« J'ai l'entière propriété d'une île située dans une
rivière non navigable. Puis-je m'opposer à l'entrée des pêcheurs à la ligne qui
prétendent venir s'installer et pêcher sur les berges de cette île et de quels
moyens puis-je disposer pour faire respecter mon droit ? »
La formule qui précède résume une question qui nous est
soumise par un abonné au Chasseur Français. Il nous paraît intéressant
d'en faire l'objet d'une de nos causeries, puisqu'elle se rattache à la
pratique de la pêche fluviale. Au surplus, notre correspondant nous rappelle
que, dans un numéro déjà ancien, nous avons traité une question à peu près
identique du point de vue de la chasse au gibier d'eau. Et il est fort probable
que le point est également susceptible d'intéresser les campeurs.

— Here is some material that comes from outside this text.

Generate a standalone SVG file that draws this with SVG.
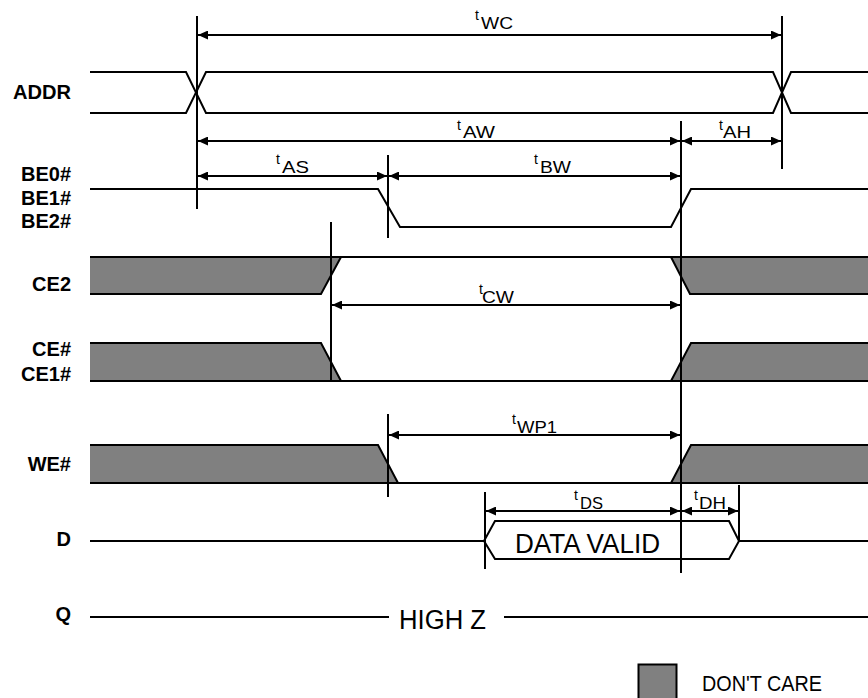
<svg xmlns="http://www.w3.org/2000/svg" width="868" height="698" viewBox="0 0 868 698">
<style>
.sig{fill:none;stroke:#000;stroke-width:2;stroke-linejoin:miter}
.dc{fill:#808080;stroke:none}
.ref{stroke:#000;stroke-width:2}
.dim{stroke:#000;stroke-width:2;marker-start:url(#ah);marker-end:url(#ah)}
.lbl{font-family:"Liberation Sans",Arial,sans-serif;font-weight:bold;font-size:20px;fill:#000;text-anchor:end}
.t{font-family:"Liberation Sans",Arial,sans-serif;font-size:14px;fill:#000}
.sub{font-family:"Liberation Sans",Arial,sans-serif;font-size:17px;fill:#000}
.big{font-family:"Liberation Sans",Arial,sans-serif;font-size:27px;fill:#000}
</style>
<defs>
<marker id="ah" viewBox="0 0 10 9" refX="10" refY="4.5" markerWidth="10" markerHeight="9" markerUnits="userSpaceOnUse" orient="auto-start-reverse">
<path d="M0,0 L10,4.5 L0,9 z" fill="#000"/>
</marker>
</defs>
<rect width="868" height="698" fill="#fff"/>

<g id="labels">
<text class="lbl" x="71" y="99" textLength="58" lengthAdjust="spacingAndGlyphs">ADDR</text>
<text class="lbl" x="71" y="181">BE0#</text>
<text class="lbl" x="71" y="205">BE1#</text>
<text class="lbl" x="71" y="228">BE2#</text>
<text class="lbl" x="71" y="291">CE2</text>
<text class="lbl" x="71" y="356">CE#</text>
<text class="lbl" x="71" y="381">CE1#</text>
<text class="lbl" x="71" y="471">WE#</text>
<text class="lbl" x="71" y="546">D</text>
<text class="lbl" x="71" y="621">Q</text>
</g>

<g id="ADDR">
<path class="sig" d="M90,72 L186,72 L206,113 L773,113 L791,72 L868,72"/>
<path class="sig" d="M90,113 L186,113 L206,72 L773,72 L791,113 L868,113"/>
</g>

<g id="BE">
<path class="sig" d="M90,189 L378,189 L400,227 L671,227 L691,189 L868,189"/>
</g>

<g id="CE2">
<path class="dc" d="M90,257 L341,257 L321,294 L90,294 z"/>
<path class="dc" d="M671,257 L868,257 L868,294 L690,294 z"/>
<path class="sig" d="M90,257 L868,257"/>
<path class="sig" d="M90,294 L321,294 L341,257"/>
<path class="sig" d="M671,257 L690,294 L868,294"/>
</g>

<g id="CE1">
<path class="dc" d="M90,343 L321,343 L341,381 L90,381 z"/>
<path class="dc" d="M671,381 L691,343 L868,343 L868,381 z"/>
<path class="sig" d="M90,381 L868,381"/>
<path class="sig" d="M90,343 L321,343 L341,381"/>
<path class="sig" d="M671,381 L691,343 L868,343"/>
</g>

<g id="WE">
<path class="dc" d="M90,445 L378,445 L398,483 L90,483 z"/>
<path class="dc" d="M671,483 L691,445 L868,445 L868,483 z"/>
<path class="sig" d="M90,483 L868,483"/>
<path class="sig" d="M90,445 L378,445 L398,483"/>
<path class="sig" d="M671,483 L691,445 L868,445"/>
</g>

<g id="D">
<path class="sig" d="M90,541 L484,541 L495,521 L729,521 L739,541 L729,559 L495,559 L484,541"/>
<path class="sig" d="M739,541 L868,541"/>
<text class="big" x="515" y="553" textLength="145" lengthAdjust="spacingAndGlyphs">DATA VALID</text>
</g>

<g id="Q">
<path class="sig" d="M90,617 L389,617"/>
<path class="sig" d="M504,617 L868,617"/>
<text class="big" x="399" y="629" textLength="87" lengthAdjust="spacingAndGlyphs">HIGH Z</text>
</g>

<g id="legend">
<rect x="638.5" y="664.5" width="38" height="40" fill="#808080" stroke="#000" stroke-width="2"/>
<text class="big" x="702" y="691" style="font-size:22px" textLength="120" lengthAdjust="spacingAndGlyphs">DON'T CARE</text>
</g>

<g id="connectors">
<line class="ref" x1="197" y1="16" x2="197" y2="209"/>
<line class="ref" x1="782" y1="16" x2="782" y2="169"/>
<line class="ref" x1="681" y1="121" x2="681" y2="573"/>
<line class="ref" x1="388" y1="155" x2="388" y2="238"/>
<line class="ref" x1="388" y1="414" x2="388" y2="497"/>
<line class="ref" x1="331" y1="222" x2="331" y2="381"/>
<line class="ref" x1="485" y1="492" x2="485" y2="569"/>
<line class="ref" x1="739" y1="485" x2="739" y2="541"/>

<line class="dim" x1="198" y1="35" x2="781" y2="35"/>
<line class="dim" x1="198" y1="141" x2="680" y2="141"/>
<line class="dim" x1="682" y1="141" x2="781" y2="141"/>
<line class="dim" x1="198" y1="176" x2="387" y2="176"/>
<line class="dim" x1="389" y1="176" x2="680" y2="176"/>
<line class="dim" x1="332" y1="305" x2="680" y2="305"/>
<line class="dim" x1="389" y1="435" x2="680" y2="435"/>
<line class="dim" x1="486" y1="511" x2="680" y2="511"/>
<line class="dim" x1="682" y1="511" x2="738" y2="511"/>
</g>

<g id="timing-labels">
<text class="t" x="475" y="20">t</text><text class="sub" x="481" y="29" textLength="32" lengthAdjust="spacingAndGlyphs">WC</text>
<text class="t" x="457" y="130">t</text><text class="sub" x="463" y="138" textLength="32" lengthAdjust="spacingAndGlyphs">AW</text>
<text class="t" x="719" y="130">t</text><text class="sub" x="723" y="138" textLength="28" lengthAdjust="spacingAndGlyphs">AH</text>
<text class="t" x="276" y="164">t</text><text class="sub" x="282" y="173" textLength="27" lengthAdjust="spacingAndGlyphs">AS</text>
<text class="t" x="534" y="164">t</text><text class="sub" x="540" y="173" textLength="31" lengthAdjust="spacingAndGlyphs">BW</text>
<text class="t" x="479" y="294">t</text><text class="sub" x="482" y="303" textLength="32" lengthAdjust="spacingAndGlyphs">CW</text>
<text class="t" x="512" y="424">t</text><text class="sub" x="517" y="433" textLength="40" lengthAdjust="spacingAndGlyphs">WP1</text>
<text class="t" x="574" y="500">t</text><text class="sub" x="580" y="509" textLength="23" lengthAdjust="spacingAndGlyphs">DS</text>
<text class="t" x="694" y="500">t</text><text class="sub" x="699" y="509" textLength="27" lengthAdjust="spacingAndGlyphs">DH</text>
</g>
</svg>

Il est, au surplus, à noter que le fait qu'il s'agit
aujourd'hui d'une île ne change pas grand'chose à la question et que la
solution serait la même s'il s'agissait d'une propriété privée en bordure d'une
rivière non navigable, sous réserve de ce que nous disons plus loin au sujet
des servitudes.
Sur le principe même, il ne peut exister d'incertitude :
le principe est que le droit de propriété entraîne, au profit de celui qui en
bénéficie, non seulement le droit d'user de sa chose à sa convenance, mais aussi
le droit d'interdire à tous autres d'en user, sous réserve des droits qui
peuvent leur être concédés par la loi ou les conventions des parties. Il
résulte de là qu'il appartient au propriétaire d'un fonds d'autoriser, à sa
convenance, les tiers à circuler sur son fonds, ou de leur en interdire
l'accès. Et il n'est en aucune façon dérogé à ce principe par la réglementation
de la pêche : en autorisant les particuliers à pêcher dans les fleuves et
rivières navigables ou non, le législateur n'a pas entendu leur donner par là
même le droit d'accéder à ces fleuves ou rivières au mépris des droits
exclusifs des propriétaires fonciers. En conséquence, il n'est pas douteux que
le propriétaire d'une île a le droit d'interdire l'entrée dans son île aux
pêcheurs désireux de s'installer sur ses berges.
Mais comment peut-il sauvegarder ce droit ?
En pratique, pour mettre obstacle à la circulation des tiers
sur un fonds, on le clôture ; mais cela n'est pas une obligation, et
l'absence de clôture ne peut jamais être considérée comme impliquant liberté de
la circulation sur le fonds. Cependant, à défaut de clôture, il y a intérêt à
avertir les tiers, au moyen d'écriteaux apparents, que la circulation est
interdite sur le fonds.
Reste à savoir quels recours peut exercer le propriétaire
lorsque cette interdiction n'est pas respectée, quelles poursuites judiciaires
il peut exercer contre les contrevenants. Suivant le cas, on peut envisager des
poursuites par la voie pénale ou des poursuites civiles.
La voie pénale est ouverte dans le cas prévu par l'article
417-13° du Code pénal. Ce texte punit d'une amende pouvant aller à 600 francs
ceux qui, sans droit, sont entrés ou sont passés sur un terrain appartenant à
autrui si ce terrain est préparé ou ensemencé. Sont seuls considérés comme
ayant le droit d'accès sur le terrain les propriétaires, usufruitiers,
locataires ou fermiers, possesseurs ou bénéficiaires d'un droit de passage,
ainsi que leurs préposés. D'autre part, on considère comme terrain préparé tout
terrain portant des cultures, quelles qu'elles soient, par exemple un terrain
aménagé en prairie ou portant des arbres fruitiers si les fruits sont à
maturité ou près d'y arriver. Mais l'article 471 n'est pas applicable si le
terrain est en friche et ne porte aucun produit récoltable. En ce dernier cas,
une poursuite par la voie civile est seule possible, et il faut entendre par là
une assignation, devant le tribunal civil ou devant le juge de paix, en
dommages-intérêts en raison du préjudice causé au propriétaire par la personne
qui a pénétré sans droit dans sa propriété.
En principe, l'existence d'une clôture ne change rien à ce
qui précède, sauf si l'on peut relever contre le contrevenant le délit de
destruction de clôture ou tout au moins la contravention prévue par l'article 41
de la loi des 28 septembre-10 octobre 1791, qui punit le fait de
déclore un héritage pour se frayer passage.
Il n'est pas non plus dérogé à ce qui précède par l'effet de
l'existence des servitudes de halage et de marchepied, l'effet de ces
servitudes se traduisant seulement par l'obligation imposée aux riverains des
rivières navigables ou flottables de laisser libre de constructions et de
plantations une certaine largeur de terrain sur les bords de ces rivières, pour
les besoins de la navigation.
Paul COLIN,
Avocat honoraire à la Cour d'appel de Paris.